If these performance targets are not met, the potential earn-out does not become payable. If the targets are achieved, the earn-out can be paid in cash or shares at the Company’s election. The initial purchase consideration will be settled by the payment of €1m in cash, €328,700 of vendor loan at a 5 per cent. interest rate accruing for 24 months (IF Vendor Loan), £62,000 (€71,300 at an exchange rate of £1:€1.15) in shares of Eight Capital issued at 0.039p (being the 360 day Volume Weighted Average Price) which equates to 155,388,471 shares, the offset of €350,000 that is owed to Eight Capital by the vendor as part of the Option Agreement, and €700,000 of the Company’s listed bonds.
Standard representation and warranty clauses for a corporate acquisition of this kind have been included in the contract.
The Consideration Shares will be issued to Concreta Srl, which, on admission of the shares to trading on AQSE, will be interested in 9.9 per cent. of the Company’s enlarged issued share capital. As a result of a further issue of the Company’s listed bond as partial consideration for InnFin the Company will have a total of €3,990,000 bonds outstanding.

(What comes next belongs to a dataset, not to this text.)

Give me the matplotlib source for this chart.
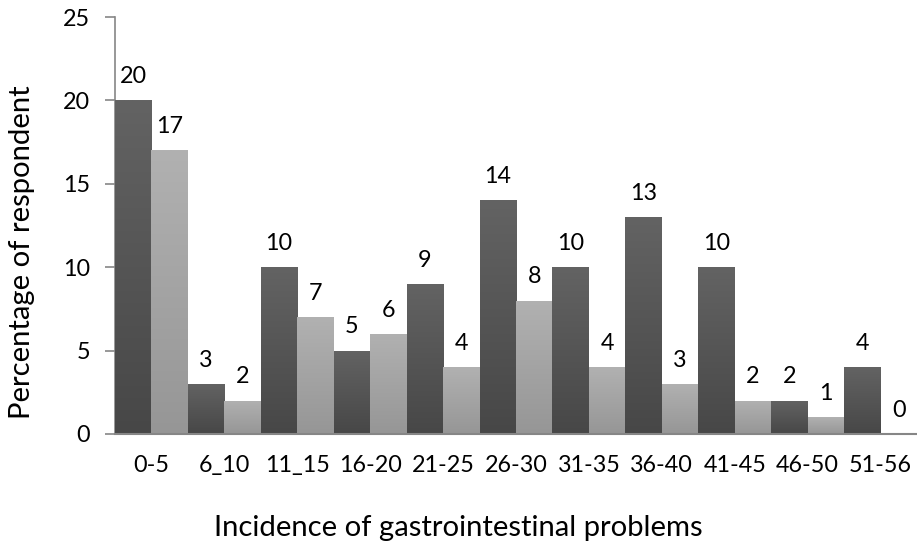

ECP’s Chairman, Dominic White, has agreed to lend €1.1m to the Company by way of a 24 month, unsecured loan, at an accruing interest rate of 5% p.a., to enable the acquisition to proceed and to provide working capital to the Company.
Following the issue of the Consideration Shares, IWEP Ltd (“IWEP”), the Company’s largest shareholder, has agreed to convert £27,000 (equivalent to €31,050 at an agreed rate of £1:€1.15) of its outstanding vendor loan into 67,669,173 new ordinary shares at a price of 0.039p per share.
On Admission, IWEP’s holding will be 29.9%. As a consequence of the InnFin acquisition and in consideration of the Term Loan, the maturity date for the IWEP Vendor Loan has been extended to 6 August 2022.
All other terms of the IWEP Vendor Loan remain unchanged and the balance outstanding following Conversion is €455,950. IWEP is controlled by Dominic White, Eight Capital’s Chairman.
Following Admission, IWEP has informed the Company that it will be transferring its shareholding in the Company intra-group to Trumar Capital LLC. The ultimate beneficial owner remains unchanged.
Commenting on the transactions, ECP’s Chairman Dominic White said: “The acquisition of InnFin combined with the Term Loan in ECP are first steps towards building an innovative investment portfolio focussed increasingly on the revolution that we are witnessing within banking technology and the financial services industry.
We envisage a number of strategic investment opportunities for ECP which could be transformational in terms of shareholder value in the medium term. We are also working through strategies that could significantly grow the Company’s equity value such that it becomes a more attractive opportunity for investors, and, capital partner for future investee companies.”